Many readers will have heard of the Berenguel Case in which the High Court (and this is a simplification) held that an IELTS English test taken and provided after the date of application should be accepted by DIAC. In Berenguel the applicant could not get an IELTS booking until after he had to lodge his General Skilled Migration application. The High Court held that his IELTS test should be accepted.
This is a summary of the case from a BLOG called The Lamp Post – High Court of Australia Case Summaries and Comment http://lamppostblog.blogspot.com/2010/04/berenguel-v-mic.html
Berenguel v Minister for Immigration and Citizenship  HCA 8 (5 March 2010)

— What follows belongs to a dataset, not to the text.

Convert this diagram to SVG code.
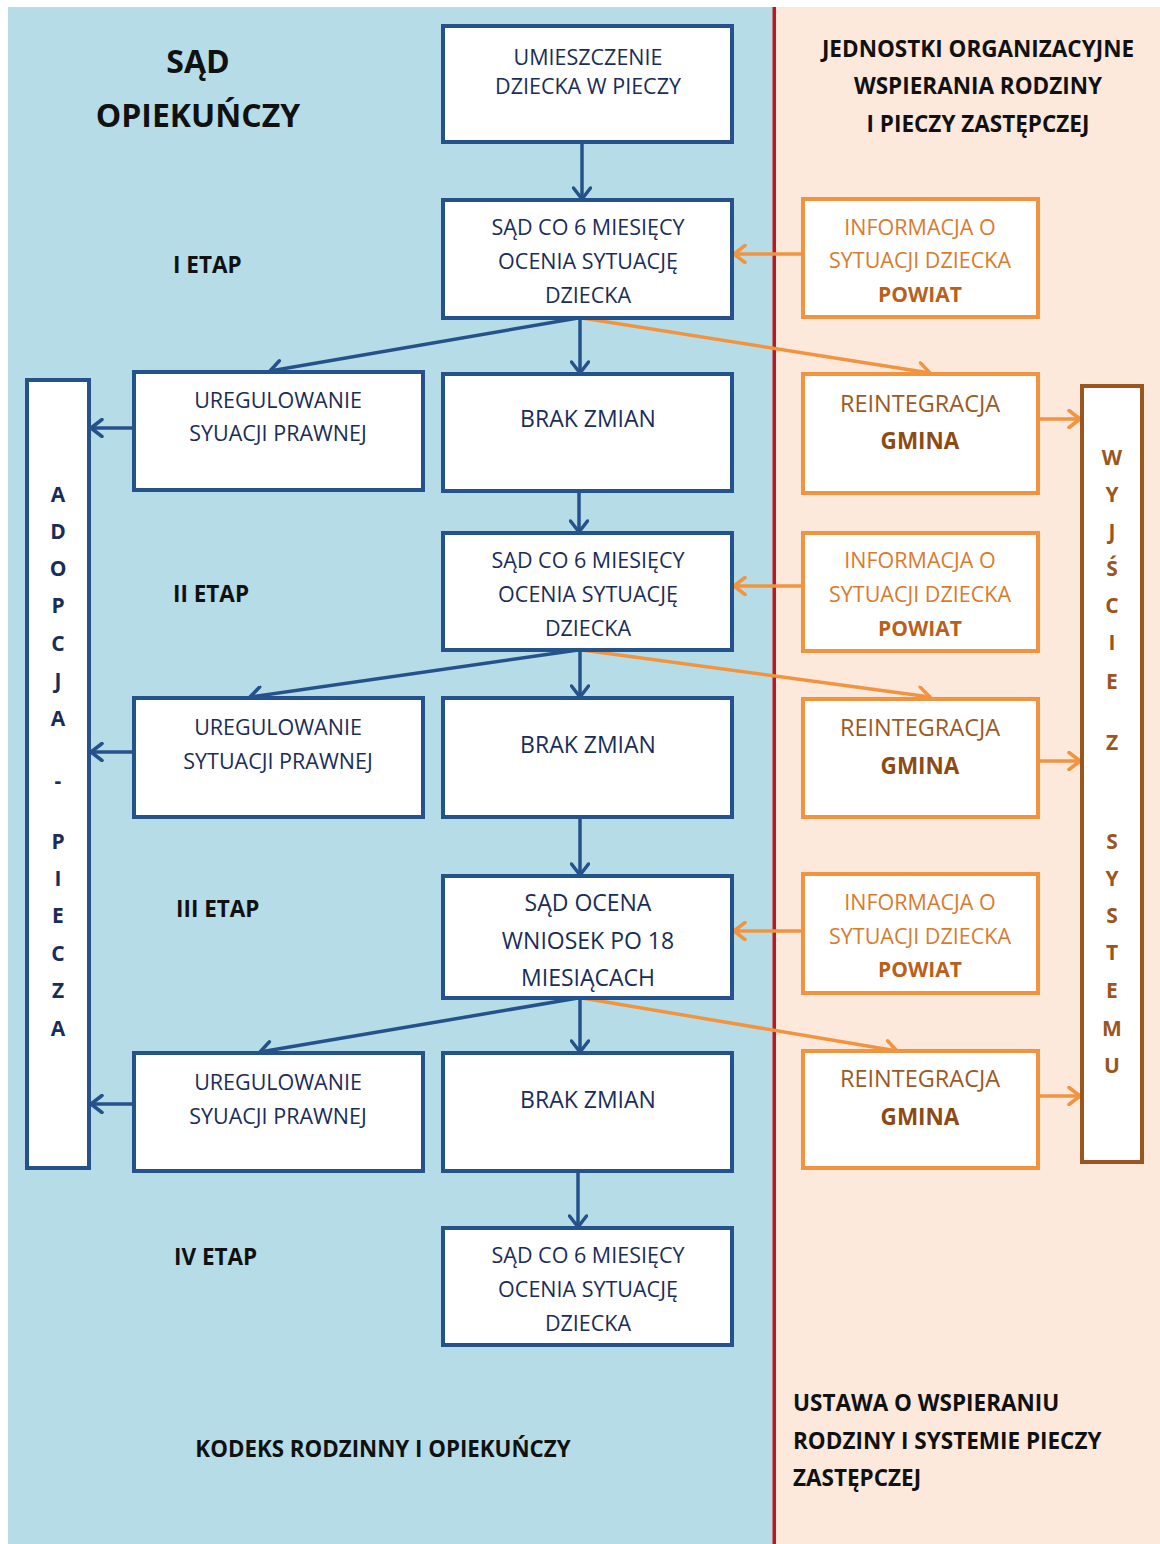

The appellant lodged an application for an Australian permanent residency visa. At the time of lodgement, the appellant had booked, but had not sat for a language test. The relevant regulations required the Minister to be satisfied of the appellant obtaining a particular grade on the language test. That requirement was under a heading entitled ‘Criteria to be satisfied at time of application’. The High Court found, notwithstanding the heading of that provision, that given the wording of that part and the operation of the Act, the regulations were not intended to prevent the Minister receiving test results subsequent to lodgement of the application. Certiorari ordered quashing the decision of the Minister
Many applicants have taken advantage of this decision and DIAC acknowledged the precedent and has to date been accepting IELTS that were dated after the date of application. Also quite a large number of cases have been won at the Migration Review Tribunal (MRT) as a result of the Berenguel ruling.

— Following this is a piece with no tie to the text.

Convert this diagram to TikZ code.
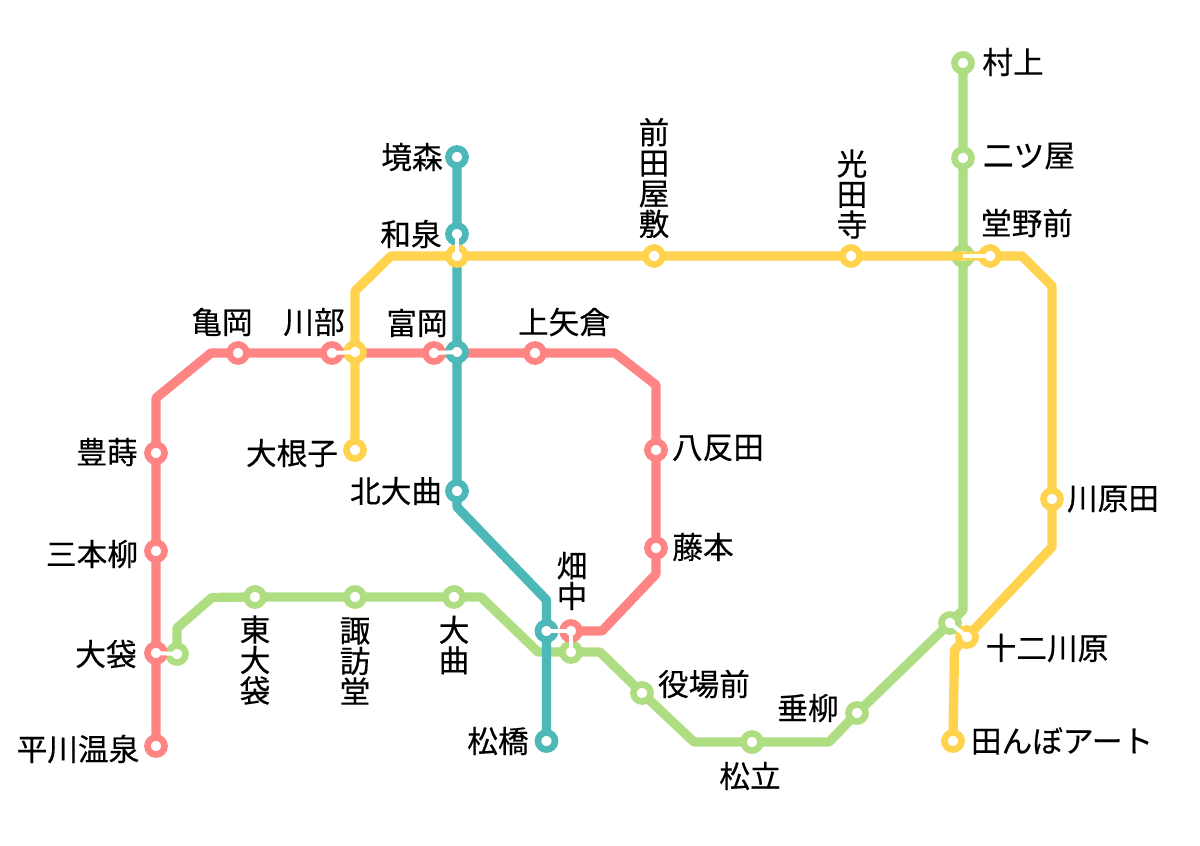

The Federal government has now legislated (effective date 1 July 2011) to reverse this ruling. This is not an unusual process. Basically someone manages to pry open a gap in the system and after consideration of the position and the ruling in question the government closes the gap via legislation. New legislation overrules Court precedent.

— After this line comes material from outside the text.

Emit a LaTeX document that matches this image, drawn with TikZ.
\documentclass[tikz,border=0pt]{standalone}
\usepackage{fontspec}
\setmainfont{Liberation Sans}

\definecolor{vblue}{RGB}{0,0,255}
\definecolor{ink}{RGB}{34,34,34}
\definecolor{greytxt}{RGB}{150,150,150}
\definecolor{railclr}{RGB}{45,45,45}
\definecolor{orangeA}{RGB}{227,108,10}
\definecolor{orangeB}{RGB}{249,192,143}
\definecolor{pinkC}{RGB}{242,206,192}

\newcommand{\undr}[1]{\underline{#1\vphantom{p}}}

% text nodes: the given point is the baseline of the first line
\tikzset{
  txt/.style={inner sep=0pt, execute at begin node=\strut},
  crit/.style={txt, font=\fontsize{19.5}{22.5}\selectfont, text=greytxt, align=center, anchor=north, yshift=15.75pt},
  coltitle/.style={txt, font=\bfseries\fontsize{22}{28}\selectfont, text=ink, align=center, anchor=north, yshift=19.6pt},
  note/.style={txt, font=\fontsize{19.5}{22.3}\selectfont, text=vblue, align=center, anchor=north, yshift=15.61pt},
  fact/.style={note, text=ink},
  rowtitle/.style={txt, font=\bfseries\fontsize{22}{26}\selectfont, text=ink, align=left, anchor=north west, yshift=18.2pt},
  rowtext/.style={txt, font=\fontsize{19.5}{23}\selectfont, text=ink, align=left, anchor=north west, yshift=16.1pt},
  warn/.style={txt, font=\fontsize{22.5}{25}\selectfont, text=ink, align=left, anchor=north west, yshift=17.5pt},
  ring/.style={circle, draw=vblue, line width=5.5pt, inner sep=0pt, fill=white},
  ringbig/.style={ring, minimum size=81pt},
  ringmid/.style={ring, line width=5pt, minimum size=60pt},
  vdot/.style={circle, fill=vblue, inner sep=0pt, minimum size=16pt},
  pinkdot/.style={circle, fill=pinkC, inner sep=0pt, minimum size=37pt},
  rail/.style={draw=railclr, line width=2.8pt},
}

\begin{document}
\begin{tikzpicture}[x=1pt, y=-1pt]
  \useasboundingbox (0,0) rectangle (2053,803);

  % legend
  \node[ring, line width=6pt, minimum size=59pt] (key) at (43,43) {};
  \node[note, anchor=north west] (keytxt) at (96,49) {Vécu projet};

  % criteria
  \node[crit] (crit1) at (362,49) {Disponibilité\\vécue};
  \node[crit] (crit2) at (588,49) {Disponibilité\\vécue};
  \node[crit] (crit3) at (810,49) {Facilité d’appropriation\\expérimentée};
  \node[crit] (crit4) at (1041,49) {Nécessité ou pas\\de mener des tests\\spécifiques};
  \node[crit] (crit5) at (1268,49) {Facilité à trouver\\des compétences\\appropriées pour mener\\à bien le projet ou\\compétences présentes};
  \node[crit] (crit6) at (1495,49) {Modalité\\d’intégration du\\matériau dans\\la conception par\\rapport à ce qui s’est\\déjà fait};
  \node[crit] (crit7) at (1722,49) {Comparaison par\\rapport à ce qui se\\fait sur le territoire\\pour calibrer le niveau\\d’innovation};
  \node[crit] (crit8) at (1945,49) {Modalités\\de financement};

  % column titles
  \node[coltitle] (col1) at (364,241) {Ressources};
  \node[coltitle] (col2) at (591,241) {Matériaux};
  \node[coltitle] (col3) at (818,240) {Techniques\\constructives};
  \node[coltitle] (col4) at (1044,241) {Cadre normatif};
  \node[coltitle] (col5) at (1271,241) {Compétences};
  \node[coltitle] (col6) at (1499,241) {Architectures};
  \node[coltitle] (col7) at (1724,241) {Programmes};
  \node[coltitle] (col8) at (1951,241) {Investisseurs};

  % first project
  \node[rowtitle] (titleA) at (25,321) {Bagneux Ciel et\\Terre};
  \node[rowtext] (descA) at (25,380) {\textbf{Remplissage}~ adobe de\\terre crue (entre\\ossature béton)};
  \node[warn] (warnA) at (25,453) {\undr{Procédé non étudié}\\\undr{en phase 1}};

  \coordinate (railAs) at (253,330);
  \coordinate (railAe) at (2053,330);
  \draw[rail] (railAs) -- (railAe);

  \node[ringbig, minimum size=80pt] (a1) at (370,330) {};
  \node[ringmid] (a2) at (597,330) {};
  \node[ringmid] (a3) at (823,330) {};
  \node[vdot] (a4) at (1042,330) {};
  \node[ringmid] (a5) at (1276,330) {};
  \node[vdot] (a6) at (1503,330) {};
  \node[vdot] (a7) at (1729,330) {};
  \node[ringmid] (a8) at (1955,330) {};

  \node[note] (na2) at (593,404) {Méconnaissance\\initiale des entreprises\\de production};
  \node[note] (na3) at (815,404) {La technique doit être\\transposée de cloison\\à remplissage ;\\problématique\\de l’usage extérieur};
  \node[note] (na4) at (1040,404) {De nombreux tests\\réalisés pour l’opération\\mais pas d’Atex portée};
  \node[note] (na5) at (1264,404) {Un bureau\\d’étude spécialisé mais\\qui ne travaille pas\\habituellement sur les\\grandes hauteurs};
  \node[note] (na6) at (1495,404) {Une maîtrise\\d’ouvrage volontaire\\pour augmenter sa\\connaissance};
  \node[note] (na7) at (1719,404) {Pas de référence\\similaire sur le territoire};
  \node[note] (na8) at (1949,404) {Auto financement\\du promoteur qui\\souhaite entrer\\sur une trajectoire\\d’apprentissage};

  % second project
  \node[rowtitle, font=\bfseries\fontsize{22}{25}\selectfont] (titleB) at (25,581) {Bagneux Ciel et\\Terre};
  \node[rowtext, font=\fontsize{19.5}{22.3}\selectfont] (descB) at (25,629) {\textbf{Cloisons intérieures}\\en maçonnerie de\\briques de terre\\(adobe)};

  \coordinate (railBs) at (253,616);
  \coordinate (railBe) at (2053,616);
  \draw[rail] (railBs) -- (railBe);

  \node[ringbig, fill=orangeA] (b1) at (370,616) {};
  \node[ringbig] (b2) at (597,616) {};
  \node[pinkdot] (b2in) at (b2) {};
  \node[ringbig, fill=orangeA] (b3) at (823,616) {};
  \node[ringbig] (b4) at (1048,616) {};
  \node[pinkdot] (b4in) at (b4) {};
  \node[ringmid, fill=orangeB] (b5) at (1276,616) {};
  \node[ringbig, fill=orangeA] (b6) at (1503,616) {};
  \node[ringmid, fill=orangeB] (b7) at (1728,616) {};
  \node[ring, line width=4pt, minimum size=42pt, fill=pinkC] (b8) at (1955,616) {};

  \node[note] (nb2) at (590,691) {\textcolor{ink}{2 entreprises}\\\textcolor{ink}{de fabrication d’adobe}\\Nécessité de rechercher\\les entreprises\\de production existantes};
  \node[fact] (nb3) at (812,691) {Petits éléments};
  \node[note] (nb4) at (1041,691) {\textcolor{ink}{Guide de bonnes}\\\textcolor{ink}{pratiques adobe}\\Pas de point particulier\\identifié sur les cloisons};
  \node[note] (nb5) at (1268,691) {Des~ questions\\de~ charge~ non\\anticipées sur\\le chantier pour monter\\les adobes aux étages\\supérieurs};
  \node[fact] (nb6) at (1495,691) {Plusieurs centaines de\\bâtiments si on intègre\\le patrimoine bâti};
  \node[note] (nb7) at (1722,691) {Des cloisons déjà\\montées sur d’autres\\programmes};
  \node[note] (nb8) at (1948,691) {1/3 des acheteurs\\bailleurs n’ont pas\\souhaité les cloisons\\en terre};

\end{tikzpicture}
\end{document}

Essentially therefore Berenguel has been reversed to quote
David Stewart, Program Director, General Skilled Migration, DIAC
”I have been advised there are Regulation changes on 1 July, which change the definition of Competent, Proficient, etc, English. This change effectively is a reversal of the position created by the Berenguel decision, as it is will be defined in the Regulation that the English test must have been conducted in the two years immediately preceding the date of the visa application.”
So from 1 July 2011 this is the situation…
To claim points for proficient or superior English language, all applicants, including citizens of United Kingdom, Canada, New Zealand, the United States of America or the Republic of Ireland, will need to complete an English language test. The test must be completed before the visa application is lodged.
This will mean that for applications lodged from 1 July the required International English Language Testing System (IELTS) / Occupational English Test (OET) results must be provided with the application; if not, the application must be refused.